■ What is needed ■
Begin with the first line and repeat exactly through the line containing "const AXIS = '#868686';"; leave every image out.

** Start Collected material **

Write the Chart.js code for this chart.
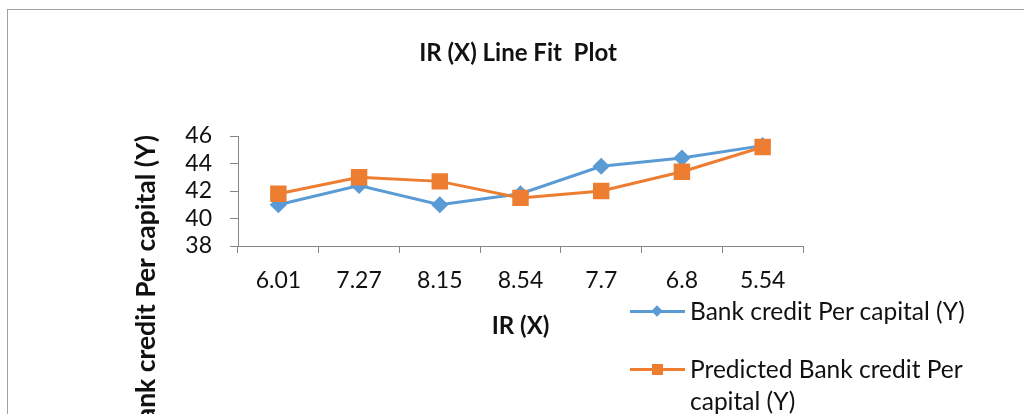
<!DOCTYPE html>
<html>
<head>
<meta charset="utf-8">
<script src="https://cdn.jsdelivr.net/npm/chart.js@4.4.1/dist/chart.umd.min.js"></script>
<style>
    html, body { margin: 0; padding: 0; background: #fff; overflow: hidden; }
    #wrap { position: relative; width: 1024px; height: 414px; overflow: hidden; }
    #frame {
        position: absolute; left: 7px; top: 9px; width: 1200px; height: 600px;
        border: 1px solid #a0a0a0; box-sizing: border-box;
    }
    #chart { position: absolute; left: 0; top: 0; }
    #legend { position: absolute; left: 630px; top: 0; font-family: Lato, "Liberation Sans", sans-serif; font-size: 24.5px; color: #111; }
    .item { position: absolute; left: 0; width: 380px; }
    .swatch { position: absolute; left: 0; width: 55px; height: 3px; }
    .mark { position: absolute; }
    .txt { position: absolute; left: 60px; width: 300px; line-height: 32px; white-space: normal; }
</style>
</head>
<body>
<div id="wrap">
    <div id="frame"></div>
    <canvas id="chart" width="1024" height="414"></canvas>
    <div id="legend"></div>
</div>
<script>
    const categories = ['6.01', '7.27', '8.15', '8.54', '7.7', '6.8', '5.54'];
    const bankCredit = [41.0, 42.4, 41.0, 41.8, 43.8, 44.4, 45.3];
    const predicted = [41.8, 43.0, 42.7, 41.5, 42.0, 43.4, 45.2];
    const seriesNames = ['Bank credit Per capital (Y)', 'Predicted Bank credit Per capital (Y)'];
    const seriesColors = ['#5b9bd5', '#ed7d31'];
    const chartTitle = 'IR (X) Line Fit  Plot';

    const FONT = 'Lato, "Liberation Sans", sans-serif';
    const AXIS = '#868686';

    // chart title and y axis title; the y title runs off the bottom edge like the original
    const titlesPlugin = {
        id: 'titles',
        afterDraw(chart) {
            const ctx = chart.ctx;
            ctx.save();
            ctx.font = 'bold 24px ' + FONT;
            ctx.fillStyle = '#111';
            ctx.textAlign = 'center';
            ctx.textBaseline = 'middle';
            ctx.fillText(chartTitle, 518, 53);

            ctx.translate(155, 135);
            ctx.rotate(-Math.PI / 2);
            ctx.font = 'bold 26.5px ' + FONT;
            ctx.textAlign = 'right';
            ctx.textBaseline = 'alphabetic';
            ctx.fillText(seriesNames[0], 0, 0);
            ctx.restore();
        }
    };

    const chart = new Chart(document.getElementById('chart'), {
        type: 'line',
        data: {
            labels: categories,
            datasets: [{
                label: seriesNames[0],
                data: bankCredit,
                borderColor: seriesColors[0],
                backgroundColor: seriesColors[0],
                borderWidth: 3,
                pointStyle: 'rectRot',
                pointRadius: 6.5,
                pointHoverRadius: 6.5,
                tension: 0,
                order: 1,
            }, {
                label: seriesNames[1],
                data: predicted,
                borderColor: seriesColors[1],
                backgroundColor: seriesColors[1],
                borderWidth: 3,
                pointStyle: 'rect',
                pointRadius: 9.5,
                pointHoverRadius: 9.5,
                tension: 0,
                order: 0,
            }],
        },
        options: {
            responsive: false,
            animation: false,
            events: [],
            layout: { padding: { left: 0, right: 221, top: 136, bottom: 69 } },
            plugins: {
                legend: { display: false },
                tooltip: { enabled: false },
                title: { display: false },
            },
            scales: {
                x: {
                    offset: true,
                    grid: { offset: true, drawOnChartArea: false, color: AXIS, tickLength: 7 },
                    border: { color: AXIS, width: 1 },
                    ticks: { color: '#111', padding: 14, autoSkip: false, maxRotation: 0, font: { family: FONT, size: 23 } },
                    title: {
                        display: true,
                        text: 'IR (X)',
                        color: '#111',
                        font: { family: FONT, size: 24, weight: 'bold', lineHeight: 1.2 },
                        padding: { top: 4, bottom: 4 },
                    },
                    afterFit(scale) { scale.height = 99; },
                },
                y: {
                    min: 38,
                    max: 46,
                    grid: { drawOnChartArea: false, color: AXIS, tickLength: 8 },
                    border: { color: AXIS, width: 1 },
                    ticks: { stepSize: 2, autoSkip: false, color: '#111', padding: 18, font: { family: FONT, size: 23 } },
                    afterFit(scale) { scale.width = 238; },
                },
            },
        },
        plugins: [titlesPlugin],
    });

    // legend drawn as html so the long label can wrap like the original
    const legend = document.getElementById('legend');
    const legendY = [311, 369];
    seriesNames.forEach(function (name, i) {
        const item = document.createElement('div');
        item.className = 'item';
        item.style.top = legendY[i] + 'px';

        const line = document.createElement('div');
        line.className = 'swatch';
        line.style.top = '-1.5px';
        line.style.background = seriesColors[i];
        item.appendChild(line);

        const mark = document.createElement('div');
        mark.className = 'mark';
        mark.style.background = seriesColors[i];
        if (i === 0) {
            mark.style.width = '8px';
            mark.style.height = '8px';
            mark.style.left = '23px';
            mark.style.top = '-4px';
            mark.style.transform = 'rotate(45deg)';
        } else {
            mark.style.width = '11px';
            mark.style.height = '11px';
            mark.style.left = '22px';
            mark.style.top = '-5.5px';
        }
        item.appendChild(mark);

        const txt = document.createElement('div');
        txt.className = 'txt';
        txt.style.top = '-16px';
        txt.textContent = name;
        item.appendChild(txt);

        legend.appendChild(item);
    });
</script>
</body>
</html>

** End Collected material **

■ Reply to the exercise ■
Write the Chart.js code for this chart.
<!DOCTYPE html>
<html>
<head>
<meta charset="utf-8">
<script src="https://cdn.jsdelivr.net/npm/chart.js@4.4.1/dist/chart.umd.min.js"></script>
<style>
    html, body { margin: 0; padding: 0; background: #fff; overflow: hidden; }
    #wrap { position: relative; width: 1024px; height: 414px; overflow: hidden; }
    #frame {
        position: absolute; left: 7px; top: 9px; width: 1200px; height: 600px;
        border: 1px solid #a0a0a0; box-sizing: border-box;
    }
    #chart { position: absolute; left: 0; top: 0; }
    #legend { position: absolute; left: 630px; top: 0; font-family: Lato, "Liberation Sans", sans-serif; font-size: 24.5px; color: #111; }
    .item { position: absolute; left: 0; width: 380px; }
    .swatch { position: absolute; left: 0; width: 55px; height: 3px; }
    .mark { position: absolute; }
    .txt { position: absolute; left: 60px; width: 300px; line-height: 32px; white-space: normal; }
</style>
</head>
<body>
<div id="wrap">
    <div id="frame"></div>
    <canvas id="chart" width="1024" height="414"></canvas>
    <div id="legend"></div>
</div>
<script>
    const categories = ['6.01', '7.27', '8.15', '8.54', '7.7', '6.8', '5.54'];
    const bankCredit = [41.0, 42.4, 41.0, 41.8, 43.8, 44.4, 45.3];
    const predicted = [41.8, 43.0, 42.7, 41.5, 42.0, 43.4, 45.2];
    const seriesNames = ['Bank credit Per capital (Y)', 'Predicted Bank credit Per capital (Y)'];
    const seriesColors = ['#5b9bd5', '#ed7d31'];
    const chartTitle = 'IR (X) Line Fit  Plot';

    const FONT = 'Lato, "Liberation Sans", sans-serif';
    const AXIS = '#868686';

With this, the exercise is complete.